§ DIRECTIONS FOR THIS TASK
Can you find the lines of the listing that include "with" and copy every one?

..........

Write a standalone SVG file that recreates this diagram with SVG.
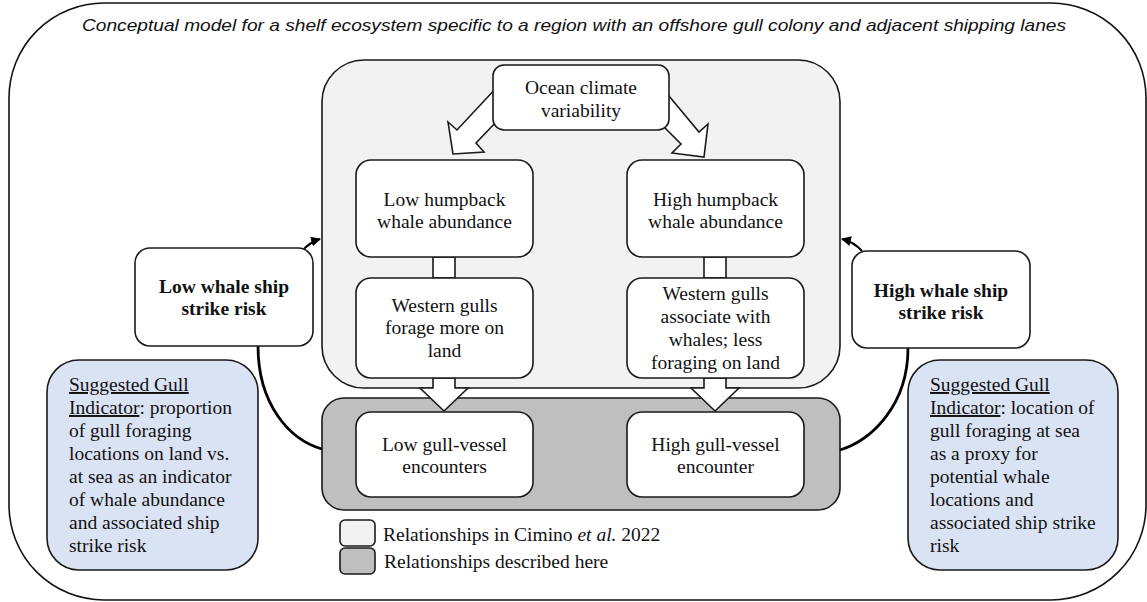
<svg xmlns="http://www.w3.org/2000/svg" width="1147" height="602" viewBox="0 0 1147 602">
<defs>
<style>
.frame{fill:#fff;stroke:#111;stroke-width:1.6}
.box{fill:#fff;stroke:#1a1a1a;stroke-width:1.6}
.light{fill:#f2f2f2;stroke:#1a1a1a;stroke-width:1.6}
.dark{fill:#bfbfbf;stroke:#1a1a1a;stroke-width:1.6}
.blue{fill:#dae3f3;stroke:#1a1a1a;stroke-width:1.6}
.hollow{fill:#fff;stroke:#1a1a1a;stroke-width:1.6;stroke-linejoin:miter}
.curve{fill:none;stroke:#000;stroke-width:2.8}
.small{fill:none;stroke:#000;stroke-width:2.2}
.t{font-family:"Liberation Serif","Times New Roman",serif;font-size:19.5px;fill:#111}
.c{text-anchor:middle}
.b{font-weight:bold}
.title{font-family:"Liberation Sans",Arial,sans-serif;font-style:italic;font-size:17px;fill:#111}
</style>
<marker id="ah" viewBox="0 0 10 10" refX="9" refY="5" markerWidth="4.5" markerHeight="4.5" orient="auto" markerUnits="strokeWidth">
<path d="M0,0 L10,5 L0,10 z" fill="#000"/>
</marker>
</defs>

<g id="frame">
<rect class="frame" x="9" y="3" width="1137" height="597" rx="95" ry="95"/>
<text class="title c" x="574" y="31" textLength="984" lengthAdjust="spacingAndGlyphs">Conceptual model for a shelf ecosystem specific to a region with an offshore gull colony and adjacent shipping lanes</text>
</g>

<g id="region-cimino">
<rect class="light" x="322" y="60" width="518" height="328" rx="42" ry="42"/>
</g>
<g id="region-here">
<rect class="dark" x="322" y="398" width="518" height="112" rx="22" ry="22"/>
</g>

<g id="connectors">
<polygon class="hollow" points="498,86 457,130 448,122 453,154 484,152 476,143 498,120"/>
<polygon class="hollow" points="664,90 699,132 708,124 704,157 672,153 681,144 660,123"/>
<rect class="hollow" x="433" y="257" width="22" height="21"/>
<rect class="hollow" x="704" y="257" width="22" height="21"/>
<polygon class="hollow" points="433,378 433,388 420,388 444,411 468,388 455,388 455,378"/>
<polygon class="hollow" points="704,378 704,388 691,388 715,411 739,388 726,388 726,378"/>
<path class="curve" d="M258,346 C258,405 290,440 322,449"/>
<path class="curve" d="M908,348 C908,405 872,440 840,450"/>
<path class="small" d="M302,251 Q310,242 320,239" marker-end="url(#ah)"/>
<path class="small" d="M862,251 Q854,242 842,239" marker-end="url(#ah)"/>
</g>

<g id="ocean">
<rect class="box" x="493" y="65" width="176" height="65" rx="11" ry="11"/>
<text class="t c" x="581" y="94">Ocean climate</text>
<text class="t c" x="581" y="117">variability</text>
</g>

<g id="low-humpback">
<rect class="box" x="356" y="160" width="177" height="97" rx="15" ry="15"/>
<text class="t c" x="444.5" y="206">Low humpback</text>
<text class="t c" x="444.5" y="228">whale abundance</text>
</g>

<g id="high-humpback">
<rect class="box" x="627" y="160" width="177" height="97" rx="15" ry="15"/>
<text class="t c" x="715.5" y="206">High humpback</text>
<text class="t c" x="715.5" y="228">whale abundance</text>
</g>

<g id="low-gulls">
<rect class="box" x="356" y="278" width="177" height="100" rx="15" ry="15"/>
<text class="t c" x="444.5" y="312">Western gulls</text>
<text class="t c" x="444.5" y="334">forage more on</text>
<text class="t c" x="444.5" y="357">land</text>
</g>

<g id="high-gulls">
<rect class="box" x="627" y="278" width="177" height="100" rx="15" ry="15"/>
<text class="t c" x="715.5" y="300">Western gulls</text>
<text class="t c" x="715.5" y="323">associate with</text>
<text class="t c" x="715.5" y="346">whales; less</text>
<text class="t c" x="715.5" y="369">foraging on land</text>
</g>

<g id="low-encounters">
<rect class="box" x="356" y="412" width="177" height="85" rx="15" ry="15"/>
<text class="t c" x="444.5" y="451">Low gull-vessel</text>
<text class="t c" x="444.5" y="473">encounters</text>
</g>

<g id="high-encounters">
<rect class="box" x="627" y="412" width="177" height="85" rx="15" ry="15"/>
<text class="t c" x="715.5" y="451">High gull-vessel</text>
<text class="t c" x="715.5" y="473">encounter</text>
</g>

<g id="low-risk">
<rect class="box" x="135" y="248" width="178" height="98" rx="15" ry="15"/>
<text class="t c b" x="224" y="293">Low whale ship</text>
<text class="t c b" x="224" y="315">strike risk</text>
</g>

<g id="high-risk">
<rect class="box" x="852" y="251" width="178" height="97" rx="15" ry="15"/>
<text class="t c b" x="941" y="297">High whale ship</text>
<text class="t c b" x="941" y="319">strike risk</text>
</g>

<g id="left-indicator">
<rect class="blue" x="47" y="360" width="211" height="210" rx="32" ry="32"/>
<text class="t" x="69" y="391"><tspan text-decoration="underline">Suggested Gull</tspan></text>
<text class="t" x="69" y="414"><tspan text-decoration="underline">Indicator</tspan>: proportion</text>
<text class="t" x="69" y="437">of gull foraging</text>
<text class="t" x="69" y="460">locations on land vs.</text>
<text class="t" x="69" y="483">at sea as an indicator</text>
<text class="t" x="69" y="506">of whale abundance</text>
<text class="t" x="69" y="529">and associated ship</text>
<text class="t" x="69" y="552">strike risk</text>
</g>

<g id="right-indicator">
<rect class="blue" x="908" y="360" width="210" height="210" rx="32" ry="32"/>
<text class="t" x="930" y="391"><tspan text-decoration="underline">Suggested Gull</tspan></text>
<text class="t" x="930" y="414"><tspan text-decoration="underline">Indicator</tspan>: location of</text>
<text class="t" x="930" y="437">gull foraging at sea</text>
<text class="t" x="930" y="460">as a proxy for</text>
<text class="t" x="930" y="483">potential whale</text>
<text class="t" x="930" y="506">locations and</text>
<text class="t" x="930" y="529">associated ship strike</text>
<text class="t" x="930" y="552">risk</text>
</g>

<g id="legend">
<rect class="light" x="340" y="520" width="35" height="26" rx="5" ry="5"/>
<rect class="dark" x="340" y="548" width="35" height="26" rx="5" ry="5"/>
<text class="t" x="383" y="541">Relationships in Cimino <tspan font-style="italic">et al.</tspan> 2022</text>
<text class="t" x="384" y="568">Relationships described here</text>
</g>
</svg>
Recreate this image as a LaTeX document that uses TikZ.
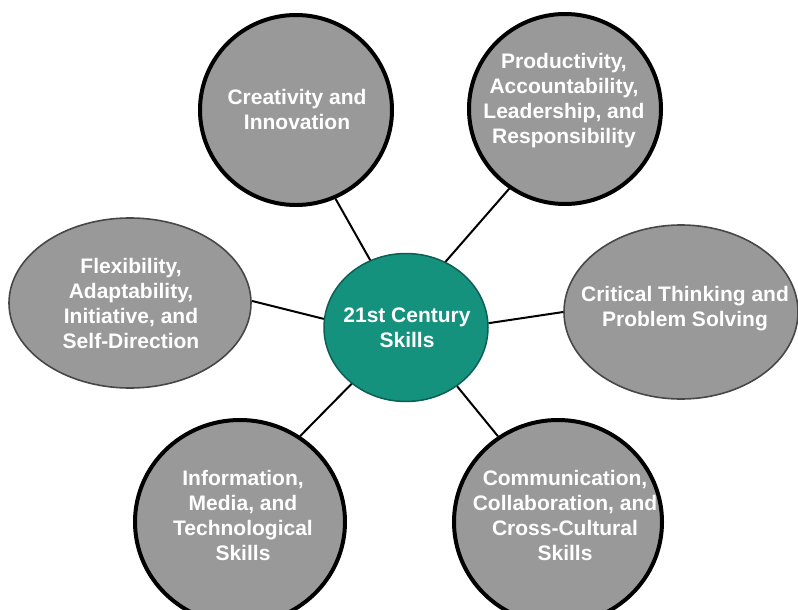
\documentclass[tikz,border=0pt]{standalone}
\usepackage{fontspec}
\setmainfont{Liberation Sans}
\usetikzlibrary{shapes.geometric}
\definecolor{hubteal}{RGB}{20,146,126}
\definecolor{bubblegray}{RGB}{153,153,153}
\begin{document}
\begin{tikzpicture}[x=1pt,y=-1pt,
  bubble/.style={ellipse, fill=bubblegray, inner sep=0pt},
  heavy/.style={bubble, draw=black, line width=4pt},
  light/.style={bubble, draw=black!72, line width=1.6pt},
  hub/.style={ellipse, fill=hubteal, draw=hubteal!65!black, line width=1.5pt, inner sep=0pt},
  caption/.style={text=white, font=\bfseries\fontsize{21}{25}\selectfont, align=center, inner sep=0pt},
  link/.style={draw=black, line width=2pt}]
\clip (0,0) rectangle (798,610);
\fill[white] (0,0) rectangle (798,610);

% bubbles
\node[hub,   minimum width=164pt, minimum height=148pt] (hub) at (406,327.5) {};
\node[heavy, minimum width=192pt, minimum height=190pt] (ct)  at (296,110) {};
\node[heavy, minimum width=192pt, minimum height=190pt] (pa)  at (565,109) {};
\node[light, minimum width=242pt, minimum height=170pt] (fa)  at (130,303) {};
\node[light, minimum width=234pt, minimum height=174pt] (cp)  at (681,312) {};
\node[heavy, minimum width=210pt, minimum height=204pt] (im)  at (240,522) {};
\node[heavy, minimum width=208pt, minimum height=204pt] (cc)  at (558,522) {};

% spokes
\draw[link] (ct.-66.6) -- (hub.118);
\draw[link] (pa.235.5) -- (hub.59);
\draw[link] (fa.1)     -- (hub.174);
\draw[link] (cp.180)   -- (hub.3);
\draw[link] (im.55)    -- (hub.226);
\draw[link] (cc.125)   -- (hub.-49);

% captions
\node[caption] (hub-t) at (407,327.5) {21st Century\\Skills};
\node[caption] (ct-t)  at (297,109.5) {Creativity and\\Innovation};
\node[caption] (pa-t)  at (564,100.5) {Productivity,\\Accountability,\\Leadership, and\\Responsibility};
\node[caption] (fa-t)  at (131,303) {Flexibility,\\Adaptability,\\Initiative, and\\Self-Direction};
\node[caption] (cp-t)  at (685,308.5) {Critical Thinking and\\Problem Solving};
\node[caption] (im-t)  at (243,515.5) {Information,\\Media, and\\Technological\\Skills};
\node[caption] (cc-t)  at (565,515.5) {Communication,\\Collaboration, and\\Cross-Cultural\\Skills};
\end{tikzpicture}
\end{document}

..........

§ ANSWER FOR THE TASK
Write a standalone SVG file that recreates this diagram with SVG.
<text class="title c" x="574" y="31" textLength="984" lengthAdjust="spacingAndGlyphs">Conceptual model for a shelf ecosystem specific to a region with an offshore gull colony and adjacent shipping lanes</text>
<text class="t c" x="715.5" y="323">associate with</text>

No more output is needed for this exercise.